>> start Input data
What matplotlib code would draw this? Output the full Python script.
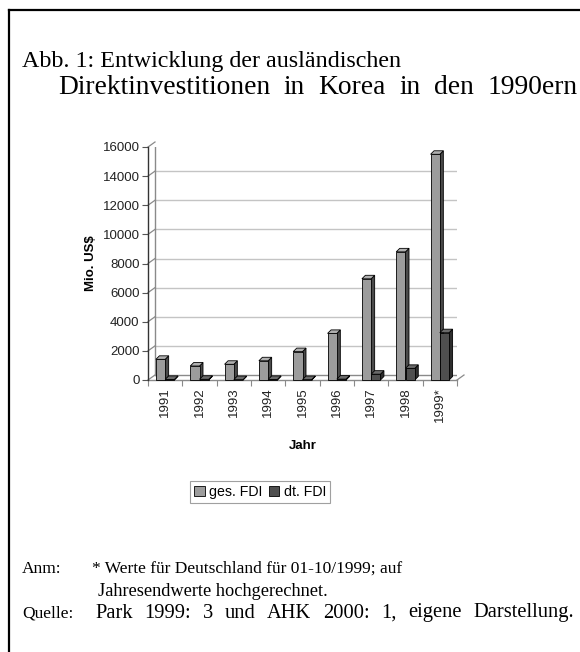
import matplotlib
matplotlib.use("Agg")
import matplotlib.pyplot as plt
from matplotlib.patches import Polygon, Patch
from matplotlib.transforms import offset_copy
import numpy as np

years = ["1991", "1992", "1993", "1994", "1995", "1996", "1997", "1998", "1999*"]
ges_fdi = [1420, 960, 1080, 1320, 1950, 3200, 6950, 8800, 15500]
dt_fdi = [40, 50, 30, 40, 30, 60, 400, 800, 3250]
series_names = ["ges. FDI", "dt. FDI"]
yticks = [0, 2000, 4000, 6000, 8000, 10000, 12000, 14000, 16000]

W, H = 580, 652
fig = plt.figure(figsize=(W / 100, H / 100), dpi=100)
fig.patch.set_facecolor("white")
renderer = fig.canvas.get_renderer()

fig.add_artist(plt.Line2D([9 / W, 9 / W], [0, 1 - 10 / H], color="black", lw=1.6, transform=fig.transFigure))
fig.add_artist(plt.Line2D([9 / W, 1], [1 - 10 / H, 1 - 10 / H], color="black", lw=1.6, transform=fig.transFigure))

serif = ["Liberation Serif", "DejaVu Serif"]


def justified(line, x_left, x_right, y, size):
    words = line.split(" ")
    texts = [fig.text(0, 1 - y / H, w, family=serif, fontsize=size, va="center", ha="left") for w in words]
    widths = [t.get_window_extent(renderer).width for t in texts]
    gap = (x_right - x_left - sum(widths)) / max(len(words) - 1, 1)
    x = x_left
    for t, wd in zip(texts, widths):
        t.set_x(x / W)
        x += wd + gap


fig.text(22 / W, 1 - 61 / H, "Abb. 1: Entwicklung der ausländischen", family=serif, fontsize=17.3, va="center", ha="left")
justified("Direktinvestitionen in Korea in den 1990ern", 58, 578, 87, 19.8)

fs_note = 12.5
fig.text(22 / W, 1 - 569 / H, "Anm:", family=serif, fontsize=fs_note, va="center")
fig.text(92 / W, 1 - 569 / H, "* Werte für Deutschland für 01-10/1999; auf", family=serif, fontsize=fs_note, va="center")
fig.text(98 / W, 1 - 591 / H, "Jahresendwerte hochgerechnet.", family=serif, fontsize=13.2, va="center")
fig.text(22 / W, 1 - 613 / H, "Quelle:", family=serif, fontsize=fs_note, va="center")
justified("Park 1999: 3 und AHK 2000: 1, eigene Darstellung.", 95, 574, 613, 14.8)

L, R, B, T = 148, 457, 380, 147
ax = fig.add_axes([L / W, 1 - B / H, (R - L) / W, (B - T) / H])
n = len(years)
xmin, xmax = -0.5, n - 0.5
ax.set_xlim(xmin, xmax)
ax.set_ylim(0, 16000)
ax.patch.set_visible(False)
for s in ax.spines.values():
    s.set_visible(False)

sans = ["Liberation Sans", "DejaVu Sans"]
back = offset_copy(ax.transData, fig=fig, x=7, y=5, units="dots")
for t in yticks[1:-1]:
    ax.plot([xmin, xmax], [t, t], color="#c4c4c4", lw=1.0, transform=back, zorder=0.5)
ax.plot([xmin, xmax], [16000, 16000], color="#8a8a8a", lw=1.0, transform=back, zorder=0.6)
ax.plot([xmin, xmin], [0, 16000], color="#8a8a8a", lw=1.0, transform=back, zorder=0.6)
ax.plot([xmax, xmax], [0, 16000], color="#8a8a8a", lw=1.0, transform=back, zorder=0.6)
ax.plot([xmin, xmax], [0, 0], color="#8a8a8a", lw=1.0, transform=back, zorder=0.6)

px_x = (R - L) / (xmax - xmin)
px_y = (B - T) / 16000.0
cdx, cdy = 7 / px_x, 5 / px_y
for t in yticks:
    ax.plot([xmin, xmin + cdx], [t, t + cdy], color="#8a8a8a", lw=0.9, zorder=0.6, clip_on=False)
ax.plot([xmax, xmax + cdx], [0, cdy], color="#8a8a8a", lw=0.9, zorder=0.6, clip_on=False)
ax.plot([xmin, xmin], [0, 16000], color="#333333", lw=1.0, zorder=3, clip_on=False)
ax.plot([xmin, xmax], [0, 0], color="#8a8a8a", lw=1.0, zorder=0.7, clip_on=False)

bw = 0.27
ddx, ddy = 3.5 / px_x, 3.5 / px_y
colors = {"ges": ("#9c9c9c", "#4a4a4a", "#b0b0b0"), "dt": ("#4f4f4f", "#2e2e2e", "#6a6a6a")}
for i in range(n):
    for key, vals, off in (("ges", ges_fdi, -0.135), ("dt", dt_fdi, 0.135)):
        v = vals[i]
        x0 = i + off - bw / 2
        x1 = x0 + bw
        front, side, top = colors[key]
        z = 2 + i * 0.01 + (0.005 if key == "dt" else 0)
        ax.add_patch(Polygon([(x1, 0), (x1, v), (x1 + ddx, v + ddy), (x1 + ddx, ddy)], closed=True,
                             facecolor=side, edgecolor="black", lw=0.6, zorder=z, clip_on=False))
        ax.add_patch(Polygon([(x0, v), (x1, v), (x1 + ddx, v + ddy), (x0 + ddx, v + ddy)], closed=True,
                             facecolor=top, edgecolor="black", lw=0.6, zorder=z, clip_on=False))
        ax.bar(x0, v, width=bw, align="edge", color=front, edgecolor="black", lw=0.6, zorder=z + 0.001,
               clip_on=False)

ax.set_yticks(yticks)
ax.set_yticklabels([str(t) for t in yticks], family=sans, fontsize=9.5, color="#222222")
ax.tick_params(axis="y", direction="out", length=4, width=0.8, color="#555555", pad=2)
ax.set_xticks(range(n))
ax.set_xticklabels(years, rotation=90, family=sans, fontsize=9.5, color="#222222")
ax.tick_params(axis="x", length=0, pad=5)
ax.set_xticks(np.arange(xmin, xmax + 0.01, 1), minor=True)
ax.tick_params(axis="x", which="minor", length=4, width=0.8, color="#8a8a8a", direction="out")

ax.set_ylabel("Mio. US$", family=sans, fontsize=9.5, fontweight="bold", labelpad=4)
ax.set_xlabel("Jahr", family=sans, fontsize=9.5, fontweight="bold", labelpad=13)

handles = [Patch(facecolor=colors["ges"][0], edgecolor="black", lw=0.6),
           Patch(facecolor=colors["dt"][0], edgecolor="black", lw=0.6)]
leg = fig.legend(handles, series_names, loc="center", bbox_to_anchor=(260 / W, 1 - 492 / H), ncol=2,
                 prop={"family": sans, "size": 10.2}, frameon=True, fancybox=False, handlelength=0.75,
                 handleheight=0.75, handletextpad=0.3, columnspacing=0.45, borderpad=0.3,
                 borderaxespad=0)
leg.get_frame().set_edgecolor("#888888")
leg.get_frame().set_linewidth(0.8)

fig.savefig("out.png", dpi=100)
>> end Input data
>> start Input data
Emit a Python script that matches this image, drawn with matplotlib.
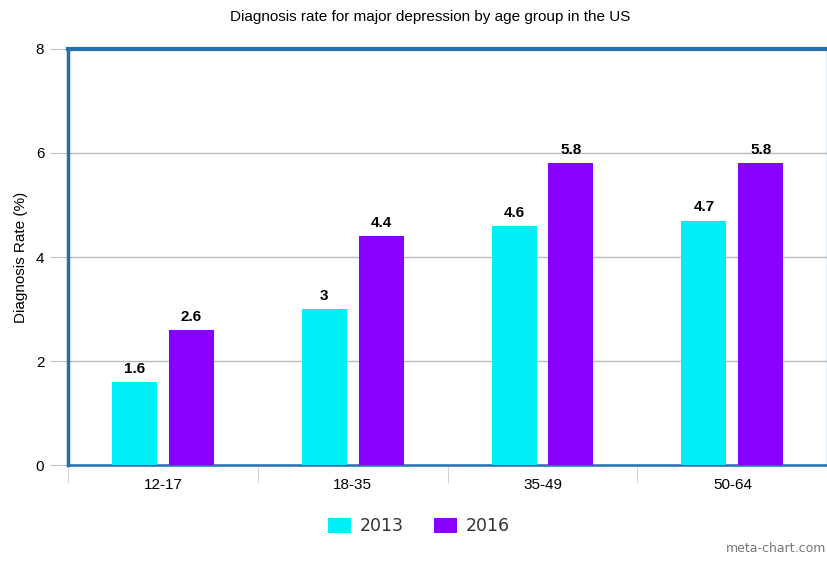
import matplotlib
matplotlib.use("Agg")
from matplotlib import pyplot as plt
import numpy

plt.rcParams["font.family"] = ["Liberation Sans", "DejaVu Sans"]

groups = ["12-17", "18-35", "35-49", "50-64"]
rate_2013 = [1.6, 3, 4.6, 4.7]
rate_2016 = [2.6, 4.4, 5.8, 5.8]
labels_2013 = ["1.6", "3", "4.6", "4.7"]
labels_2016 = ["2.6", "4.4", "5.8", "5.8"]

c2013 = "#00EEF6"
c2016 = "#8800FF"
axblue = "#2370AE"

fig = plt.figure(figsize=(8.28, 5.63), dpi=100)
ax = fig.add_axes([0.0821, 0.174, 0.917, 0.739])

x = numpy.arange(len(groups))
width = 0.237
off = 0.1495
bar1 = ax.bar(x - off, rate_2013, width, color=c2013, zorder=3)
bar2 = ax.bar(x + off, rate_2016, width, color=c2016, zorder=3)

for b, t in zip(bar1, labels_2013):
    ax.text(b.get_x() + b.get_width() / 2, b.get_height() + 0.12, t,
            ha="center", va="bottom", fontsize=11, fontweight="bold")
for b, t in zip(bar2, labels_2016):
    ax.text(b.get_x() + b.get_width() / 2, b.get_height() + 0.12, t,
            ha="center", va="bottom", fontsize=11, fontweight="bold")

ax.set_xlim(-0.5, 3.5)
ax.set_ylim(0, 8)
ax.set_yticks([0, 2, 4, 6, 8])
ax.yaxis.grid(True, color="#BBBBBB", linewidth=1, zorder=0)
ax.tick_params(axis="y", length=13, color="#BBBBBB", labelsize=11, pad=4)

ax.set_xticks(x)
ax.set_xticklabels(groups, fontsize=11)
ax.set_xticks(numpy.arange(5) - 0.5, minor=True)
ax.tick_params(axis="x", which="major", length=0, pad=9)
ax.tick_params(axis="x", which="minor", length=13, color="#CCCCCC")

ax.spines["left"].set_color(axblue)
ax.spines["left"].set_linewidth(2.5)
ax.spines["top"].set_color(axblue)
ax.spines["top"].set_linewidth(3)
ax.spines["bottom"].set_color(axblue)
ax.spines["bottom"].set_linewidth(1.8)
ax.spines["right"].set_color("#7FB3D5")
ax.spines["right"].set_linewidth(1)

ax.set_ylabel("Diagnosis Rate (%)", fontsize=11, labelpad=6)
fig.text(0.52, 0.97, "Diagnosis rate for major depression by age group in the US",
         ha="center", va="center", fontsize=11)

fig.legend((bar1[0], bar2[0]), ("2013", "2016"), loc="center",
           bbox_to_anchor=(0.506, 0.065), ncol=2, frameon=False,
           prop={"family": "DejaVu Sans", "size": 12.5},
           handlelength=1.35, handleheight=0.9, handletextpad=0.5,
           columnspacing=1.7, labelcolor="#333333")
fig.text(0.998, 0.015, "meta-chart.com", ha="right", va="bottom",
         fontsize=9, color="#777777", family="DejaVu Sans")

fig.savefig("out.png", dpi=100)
>> end Input data
*Request*
From the records above, copy exactly the stretch from the line holding "What matplotlib code" through the line holding "578, 87, 19.8)", both ends included, without the pictures.

*Exercise solution*
What matplotlib code would draw this? Output the full Python script.
import matplotlib
matplotlib.use("Agg")
import matplotlib.pyplot as plt
from matplotlib.patches import Polygon, Patch
from matplotlib.transforms import offset_copy
import numpy as np

years = ["1991", "1992", "1993", "1994", "1995", "1996", "1997", "1998", "1999*"]
ges_fdi = [1420, 960, 1080, 1320, 1950, 3200, 6950, 8800, 15500]
dt_fdi = [40, 50, 30, 40, 30, 60, 400, 800, 3250]
series_names = ["ges. FDI", "dt. FDI"]
yticks = [0, 2000, 4000, 6000, 8000, 10000, 12000, 14000, 16000]

W, H = 580, 652
fig = plt.figure(figsize=(W / 100, H / 100), dpi=100)
fig.patch.set_facecolor("white")
renderer = fig.canvas.get_renderer()

fig.add_artist(plt.Line2D([9 / W, 9 / W], [0, 1 - 10 / H], color="black", lw=1.6, transform=fig.transFigure))
fig.add_artist(plt.Line2D([9 / W, 1], [1 - 10 / H, 1 - 10 / H], color="black", lw=1.6, transform=fig.transFigure))

serif = ["Liberation Serif", "DejaVu Serif"]


def justified(line, x_left, x_right, y, size):
    words = line.split(" ")
    texts = [fig.text(0, 1 - y / H, w, family=serif, fontsize=size, va="center", ha="left") for w in words]
    widths = [t.get_window_extent(renderer).width for t in texts]
    gap = (x_right - x_left - sum(widths)) / max(len(words) - 1, 1)
    x = x_left
    for t, wd in zip(texts, widths):
        t.set_x(x / W)
        x += wd + gap


fig.text(22 / W, 1 - 61 / H, "Abb. 1: Entwicklung der ausländischen", family=serif, fontsize=17.3, va="center", ha="left")
justified("Direktinvestitionen in Korea in den 1990ern", 58, 578, 87, 19.8)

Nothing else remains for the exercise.